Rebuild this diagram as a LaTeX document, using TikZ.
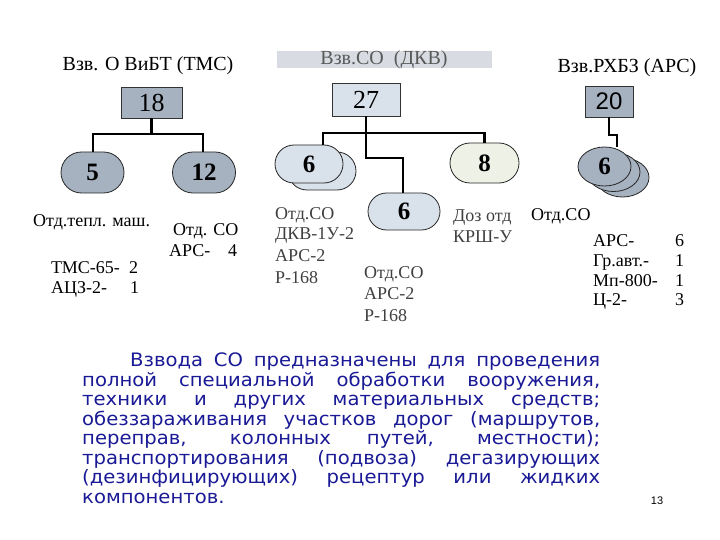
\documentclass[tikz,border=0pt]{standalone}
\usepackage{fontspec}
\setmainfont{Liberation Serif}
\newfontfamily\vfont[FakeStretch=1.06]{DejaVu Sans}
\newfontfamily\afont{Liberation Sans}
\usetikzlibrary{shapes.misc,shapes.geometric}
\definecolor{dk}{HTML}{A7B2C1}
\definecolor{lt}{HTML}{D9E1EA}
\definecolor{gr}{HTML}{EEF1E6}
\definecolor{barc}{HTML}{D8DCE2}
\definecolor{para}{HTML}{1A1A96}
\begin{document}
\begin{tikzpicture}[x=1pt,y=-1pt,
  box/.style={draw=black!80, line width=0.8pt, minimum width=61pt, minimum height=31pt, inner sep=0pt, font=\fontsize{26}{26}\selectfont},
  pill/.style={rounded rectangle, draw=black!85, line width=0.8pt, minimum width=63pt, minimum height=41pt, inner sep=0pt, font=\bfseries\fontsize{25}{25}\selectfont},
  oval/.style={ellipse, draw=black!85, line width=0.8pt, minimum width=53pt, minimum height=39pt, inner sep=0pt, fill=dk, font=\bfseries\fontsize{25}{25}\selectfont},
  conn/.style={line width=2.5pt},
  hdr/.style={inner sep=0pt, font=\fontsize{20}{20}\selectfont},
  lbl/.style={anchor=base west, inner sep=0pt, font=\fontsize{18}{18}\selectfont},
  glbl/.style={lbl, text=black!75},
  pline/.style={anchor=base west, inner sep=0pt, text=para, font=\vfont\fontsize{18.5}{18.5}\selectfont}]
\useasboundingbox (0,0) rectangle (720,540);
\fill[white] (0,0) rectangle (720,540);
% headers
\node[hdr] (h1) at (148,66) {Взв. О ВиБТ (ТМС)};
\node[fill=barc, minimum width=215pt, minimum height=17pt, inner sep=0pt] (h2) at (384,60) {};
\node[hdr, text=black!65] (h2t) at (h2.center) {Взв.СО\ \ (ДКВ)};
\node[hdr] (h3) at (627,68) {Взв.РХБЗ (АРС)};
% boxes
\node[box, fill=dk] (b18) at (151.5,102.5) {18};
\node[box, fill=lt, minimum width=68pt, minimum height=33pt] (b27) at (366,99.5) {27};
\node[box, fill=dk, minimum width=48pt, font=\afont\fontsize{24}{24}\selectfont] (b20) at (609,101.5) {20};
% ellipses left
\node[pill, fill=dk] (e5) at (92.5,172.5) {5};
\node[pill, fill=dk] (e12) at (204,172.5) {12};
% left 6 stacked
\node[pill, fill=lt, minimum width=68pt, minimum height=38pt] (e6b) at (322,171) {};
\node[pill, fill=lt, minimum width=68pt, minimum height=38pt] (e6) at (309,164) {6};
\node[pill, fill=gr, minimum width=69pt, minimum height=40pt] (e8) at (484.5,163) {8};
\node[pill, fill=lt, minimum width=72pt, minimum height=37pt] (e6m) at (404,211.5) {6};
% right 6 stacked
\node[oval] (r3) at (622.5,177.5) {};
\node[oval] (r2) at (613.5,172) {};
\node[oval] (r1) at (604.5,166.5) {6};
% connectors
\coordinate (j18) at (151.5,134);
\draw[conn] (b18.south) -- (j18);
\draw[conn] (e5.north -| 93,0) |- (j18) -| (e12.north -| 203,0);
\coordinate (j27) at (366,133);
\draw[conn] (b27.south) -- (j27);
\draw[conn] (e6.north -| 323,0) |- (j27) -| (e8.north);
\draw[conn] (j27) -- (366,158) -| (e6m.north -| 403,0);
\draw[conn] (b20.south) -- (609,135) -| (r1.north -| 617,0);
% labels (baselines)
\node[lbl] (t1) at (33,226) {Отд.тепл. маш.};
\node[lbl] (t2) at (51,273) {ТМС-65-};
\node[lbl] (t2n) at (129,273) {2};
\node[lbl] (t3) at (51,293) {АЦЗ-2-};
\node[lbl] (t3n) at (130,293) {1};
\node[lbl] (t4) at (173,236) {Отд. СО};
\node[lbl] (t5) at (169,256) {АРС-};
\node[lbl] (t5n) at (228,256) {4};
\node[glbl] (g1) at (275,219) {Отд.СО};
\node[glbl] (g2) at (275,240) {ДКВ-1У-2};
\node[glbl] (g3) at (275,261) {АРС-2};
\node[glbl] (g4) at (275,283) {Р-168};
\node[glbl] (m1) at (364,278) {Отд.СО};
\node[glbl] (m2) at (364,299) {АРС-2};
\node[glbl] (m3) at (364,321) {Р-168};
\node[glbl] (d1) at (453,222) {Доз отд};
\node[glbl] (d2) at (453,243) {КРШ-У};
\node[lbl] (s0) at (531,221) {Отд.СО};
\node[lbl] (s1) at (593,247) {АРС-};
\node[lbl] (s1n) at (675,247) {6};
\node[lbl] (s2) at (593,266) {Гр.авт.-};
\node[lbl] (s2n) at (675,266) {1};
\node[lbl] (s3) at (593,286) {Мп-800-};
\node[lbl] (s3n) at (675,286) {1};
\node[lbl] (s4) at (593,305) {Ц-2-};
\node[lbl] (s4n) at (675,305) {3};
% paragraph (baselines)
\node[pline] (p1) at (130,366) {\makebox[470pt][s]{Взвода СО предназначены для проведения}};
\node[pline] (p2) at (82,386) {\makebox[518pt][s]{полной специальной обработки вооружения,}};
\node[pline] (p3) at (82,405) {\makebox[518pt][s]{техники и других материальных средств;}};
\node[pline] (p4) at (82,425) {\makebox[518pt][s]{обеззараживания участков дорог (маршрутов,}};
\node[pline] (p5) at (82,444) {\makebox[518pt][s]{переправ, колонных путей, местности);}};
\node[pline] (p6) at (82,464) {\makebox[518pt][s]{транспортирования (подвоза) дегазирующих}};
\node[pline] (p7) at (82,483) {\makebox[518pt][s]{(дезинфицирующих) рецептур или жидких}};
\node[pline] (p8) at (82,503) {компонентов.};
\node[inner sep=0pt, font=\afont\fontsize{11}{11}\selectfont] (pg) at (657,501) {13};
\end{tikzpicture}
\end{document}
* * *
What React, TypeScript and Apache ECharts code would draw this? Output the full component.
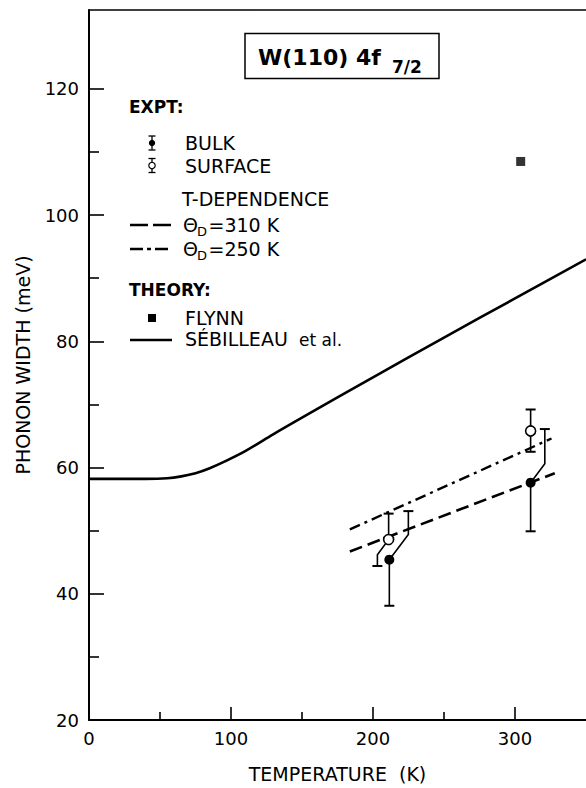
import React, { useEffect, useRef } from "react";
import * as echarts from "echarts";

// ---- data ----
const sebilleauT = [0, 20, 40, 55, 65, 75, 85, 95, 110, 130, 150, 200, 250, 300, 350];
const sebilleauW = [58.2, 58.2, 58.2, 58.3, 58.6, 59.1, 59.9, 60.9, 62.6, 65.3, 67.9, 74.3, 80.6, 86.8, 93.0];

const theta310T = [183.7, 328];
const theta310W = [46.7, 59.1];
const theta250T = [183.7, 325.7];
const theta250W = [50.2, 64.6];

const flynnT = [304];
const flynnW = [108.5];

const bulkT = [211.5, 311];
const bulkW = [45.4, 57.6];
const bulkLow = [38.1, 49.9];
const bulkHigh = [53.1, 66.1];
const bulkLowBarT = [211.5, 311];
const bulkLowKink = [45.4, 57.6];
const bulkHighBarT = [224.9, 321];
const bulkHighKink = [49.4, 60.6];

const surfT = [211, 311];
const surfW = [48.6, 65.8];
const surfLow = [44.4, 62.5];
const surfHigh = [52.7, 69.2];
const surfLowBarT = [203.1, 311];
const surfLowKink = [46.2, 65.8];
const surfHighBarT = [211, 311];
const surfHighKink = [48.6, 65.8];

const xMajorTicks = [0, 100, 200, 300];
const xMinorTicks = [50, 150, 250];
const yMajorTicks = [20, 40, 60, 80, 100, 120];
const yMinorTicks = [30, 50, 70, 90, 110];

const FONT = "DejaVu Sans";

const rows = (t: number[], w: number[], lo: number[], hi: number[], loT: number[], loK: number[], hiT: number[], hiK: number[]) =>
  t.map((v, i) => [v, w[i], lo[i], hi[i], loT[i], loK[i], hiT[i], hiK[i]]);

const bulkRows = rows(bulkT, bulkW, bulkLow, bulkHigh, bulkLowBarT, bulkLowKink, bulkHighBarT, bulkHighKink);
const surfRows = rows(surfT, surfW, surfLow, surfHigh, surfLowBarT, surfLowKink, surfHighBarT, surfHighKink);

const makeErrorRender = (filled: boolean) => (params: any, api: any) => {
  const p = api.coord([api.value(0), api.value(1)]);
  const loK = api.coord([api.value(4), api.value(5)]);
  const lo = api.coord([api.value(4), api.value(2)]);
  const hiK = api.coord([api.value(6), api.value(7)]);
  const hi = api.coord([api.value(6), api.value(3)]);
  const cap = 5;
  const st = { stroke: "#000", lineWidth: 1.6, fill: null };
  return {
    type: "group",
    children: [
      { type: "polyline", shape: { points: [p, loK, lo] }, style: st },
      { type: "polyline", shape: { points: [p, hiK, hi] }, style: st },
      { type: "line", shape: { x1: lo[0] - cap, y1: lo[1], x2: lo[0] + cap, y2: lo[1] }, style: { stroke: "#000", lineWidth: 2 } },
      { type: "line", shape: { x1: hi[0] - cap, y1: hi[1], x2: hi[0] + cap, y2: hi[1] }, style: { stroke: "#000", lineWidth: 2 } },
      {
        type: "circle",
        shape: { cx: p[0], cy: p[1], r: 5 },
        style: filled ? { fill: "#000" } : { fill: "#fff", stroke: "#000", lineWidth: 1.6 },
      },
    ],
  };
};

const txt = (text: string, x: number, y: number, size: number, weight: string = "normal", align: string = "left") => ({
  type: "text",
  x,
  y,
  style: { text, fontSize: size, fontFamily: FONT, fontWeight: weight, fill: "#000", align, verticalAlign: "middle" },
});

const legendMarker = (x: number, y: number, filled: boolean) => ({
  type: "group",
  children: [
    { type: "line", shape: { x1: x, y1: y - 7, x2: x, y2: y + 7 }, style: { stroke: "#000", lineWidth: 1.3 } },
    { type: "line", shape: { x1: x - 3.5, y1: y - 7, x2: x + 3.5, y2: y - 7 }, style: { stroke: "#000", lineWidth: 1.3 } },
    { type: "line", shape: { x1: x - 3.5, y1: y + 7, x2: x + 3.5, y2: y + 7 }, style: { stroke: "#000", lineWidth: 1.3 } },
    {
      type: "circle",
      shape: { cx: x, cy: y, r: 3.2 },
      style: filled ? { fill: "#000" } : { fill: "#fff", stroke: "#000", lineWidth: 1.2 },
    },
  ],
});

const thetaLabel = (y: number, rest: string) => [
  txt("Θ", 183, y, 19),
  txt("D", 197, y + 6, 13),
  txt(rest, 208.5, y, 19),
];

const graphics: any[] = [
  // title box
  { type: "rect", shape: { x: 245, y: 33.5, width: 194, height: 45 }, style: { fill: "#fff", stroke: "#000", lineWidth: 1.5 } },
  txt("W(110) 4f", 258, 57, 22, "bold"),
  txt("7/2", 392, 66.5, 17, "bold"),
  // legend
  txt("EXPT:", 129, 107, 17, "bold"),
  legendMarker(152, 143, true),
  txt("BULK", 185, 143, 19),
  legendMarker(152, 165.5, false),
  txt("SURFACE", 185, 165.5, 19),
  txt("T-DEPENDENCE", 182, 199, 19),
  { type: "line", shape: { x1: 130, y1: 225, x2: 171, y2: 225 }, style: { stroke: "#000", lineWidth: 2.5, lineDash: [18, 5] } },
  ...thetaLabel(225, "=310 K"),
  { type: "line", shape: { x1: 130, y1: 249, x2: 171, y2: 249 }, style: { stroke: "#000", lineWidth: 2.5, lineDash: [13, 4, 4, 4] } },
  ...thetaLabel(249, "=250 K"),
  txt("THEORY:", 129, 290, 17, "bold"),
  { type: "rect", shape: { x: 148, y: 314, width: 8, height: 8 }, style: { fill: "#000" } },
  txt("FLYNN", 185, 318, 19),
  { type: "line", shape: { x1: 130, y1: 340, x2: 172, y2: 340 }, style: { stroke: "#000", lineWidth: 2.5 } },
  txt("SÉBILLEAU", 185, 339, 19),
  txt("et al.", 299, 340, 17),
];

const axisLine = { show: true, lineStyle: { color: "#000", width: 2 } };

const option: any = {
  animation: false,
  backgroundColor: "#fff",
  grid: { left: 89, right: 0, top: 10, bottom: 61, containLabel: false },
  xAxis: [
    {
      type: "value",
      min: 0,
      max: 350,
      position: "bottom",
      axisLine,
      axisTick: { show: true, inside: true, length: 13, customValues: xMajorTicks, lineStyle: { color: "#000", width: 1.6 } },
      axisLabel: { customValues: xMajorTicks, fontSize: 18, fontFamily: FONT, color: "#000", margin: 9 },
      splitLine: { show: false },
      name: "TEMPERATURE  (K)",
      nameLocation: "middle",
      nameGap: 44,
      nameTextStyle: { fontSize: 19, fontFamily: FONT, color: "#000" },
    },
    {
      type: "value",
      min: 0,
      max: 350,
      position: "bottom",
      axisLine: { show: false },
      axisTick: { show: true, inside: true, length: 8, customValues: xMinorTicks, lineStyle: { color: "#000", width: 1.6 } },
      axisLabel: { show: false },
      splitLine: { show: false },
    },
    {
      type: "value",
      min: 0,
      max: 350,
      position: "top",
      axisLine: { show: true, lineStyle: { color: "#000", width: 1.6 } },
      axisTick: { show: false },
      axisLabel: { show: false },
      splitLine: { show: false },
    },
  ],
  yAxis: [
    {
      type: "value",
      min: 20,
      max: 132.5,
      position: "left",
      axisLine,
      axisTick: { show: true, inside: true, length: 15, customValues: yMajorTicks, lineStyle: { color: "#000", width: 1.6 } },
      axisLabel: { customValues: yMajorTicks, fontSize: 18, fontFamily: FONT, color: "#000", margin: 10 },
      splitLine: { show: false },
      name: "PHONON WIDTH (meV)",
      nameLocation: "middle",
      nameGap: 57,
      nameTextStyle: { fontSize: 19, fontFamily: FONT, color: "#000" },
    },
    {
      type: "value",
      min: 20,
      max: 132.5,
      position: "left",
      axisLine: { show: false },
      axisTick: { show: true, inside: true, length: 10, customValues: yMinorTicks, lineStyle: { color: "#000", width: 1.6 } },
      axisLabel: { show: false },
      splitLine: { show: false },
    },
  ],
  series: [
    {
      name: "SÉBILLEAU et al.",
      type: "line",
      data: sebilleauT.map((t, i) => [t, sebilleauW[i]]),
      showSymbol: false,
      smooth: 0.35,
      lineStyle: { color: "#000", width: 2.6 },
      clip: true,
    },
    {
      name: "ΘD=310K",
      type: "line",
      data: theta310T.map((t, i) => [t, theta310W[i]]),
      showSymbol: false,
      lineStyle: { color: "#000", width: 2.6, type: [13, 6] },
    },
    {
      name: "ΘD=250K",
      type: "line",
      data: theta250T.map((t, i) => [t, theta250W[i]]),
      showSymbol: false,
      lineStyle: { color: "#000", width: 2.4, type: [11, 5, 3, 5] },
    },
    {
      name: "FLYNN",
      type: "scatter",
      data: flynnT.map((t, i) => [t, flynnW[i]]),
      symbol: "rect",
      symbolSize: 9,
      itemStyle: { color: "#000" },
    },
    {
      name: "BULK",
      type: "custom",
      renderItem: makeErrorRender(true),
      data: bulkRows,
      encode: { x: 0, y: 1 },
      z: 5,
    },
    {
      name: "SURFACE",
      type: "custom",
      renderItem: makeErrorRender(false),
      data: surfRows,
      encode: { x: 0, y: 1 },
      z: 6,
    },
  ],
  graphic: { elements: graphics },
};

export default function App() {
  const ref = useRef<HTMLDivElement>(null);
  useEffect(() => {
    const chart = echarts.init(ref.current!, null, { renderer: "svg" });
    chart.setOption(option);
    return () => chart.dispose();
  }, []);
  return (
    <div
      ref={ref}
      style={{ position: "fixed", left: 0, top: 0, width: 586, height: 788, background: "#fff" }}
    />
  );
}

## EXERCISE PROMPT
From the records above, quote word for word only the lines beginning at the line that has "What React, TypeScript" and stopping after the line that has "surfLowKink, surfHighBarT, surfHighKink);". Omit the pictures.

## TASK SOLUTION
What React, TypeScript and Apache ECharts code would draw this? Output the full component.
import React, { useEffect, useRef } from "react";
import * as echarts from "echarts";

// ---- data ----
const sebilleauT = [0, 20, 40, 55, 65, 75, 85, 95, 110, 130, 150, 200, 250, 300, 350];
const sebilleauW = [58.2, 58.2, 58.2, 58.3, 58.6, 59.1, 59.9, 60.9, 62.6, 65.3, 67.9, 74.3, 80.6, 86.8, 93.0];

const theta310T = [183.7, 328];
const theta310W = [46.7, 59.1];
const theta250T = [183.7, 325.7];
const theta250W = [50.2, 64.6];

const flynnT = [304];
const flynnW = [108.5];

const bulkT = [211.5, 311];
const bulkW = [45.4, 57.6];
const bulkLow = [38.1, 49.9];
const bulkHigh = [53.1, 66.1];
const bulkLowBarT = [211.5, 311];
const bulkLowKink = [45.4, 57.6];
const bulkHighBarT = [224.9, 321];
const bulkHighKink = [49.4, 60.6];

const surfT = [211, 311];
const surfW = [48.6, 65.8];
const surfLow = [44.4, 62.5];
const surfHigh = [52.7, 69.2];
const surfLowBarT = [203.1, 311];
const surfLowKink = [46.2, 65.8];
const surfHighBarT = [211, 311];
const surfHighKink = [48.6, 65.8];

const xMajorTicks = [0, 100, 200, 300];
const xMinorTicks = [50, 150, 250];
const yMajorTicks = [20, 40, 60, 80, 100, 120];
const yMinorTicks = [30, 50, 70, 90, 110];

const FONT = "DejaVu Sans";

const rows = (t: number[], w: number[], lo: number[], hi: number[], loT: number[], loK: number[], hiT: number[], hiK: number[]) =>
  t.map((v, i) => [v, w[i], lo[i], hi[i], loT[i], loK[i], hiT[i], hiK[i]]);

const bulkRows = rows(bulkT, bulkW, bulkLow, bulkHigh, bulkLowBarT, bulkLowKink, bulkHighBarT, bulkHighKink);
const surfRows = rows(surfT, surfW, surfLow, surfHigh, surfLowBarT, surfLowKink, surfHighBarT, surfHighKink);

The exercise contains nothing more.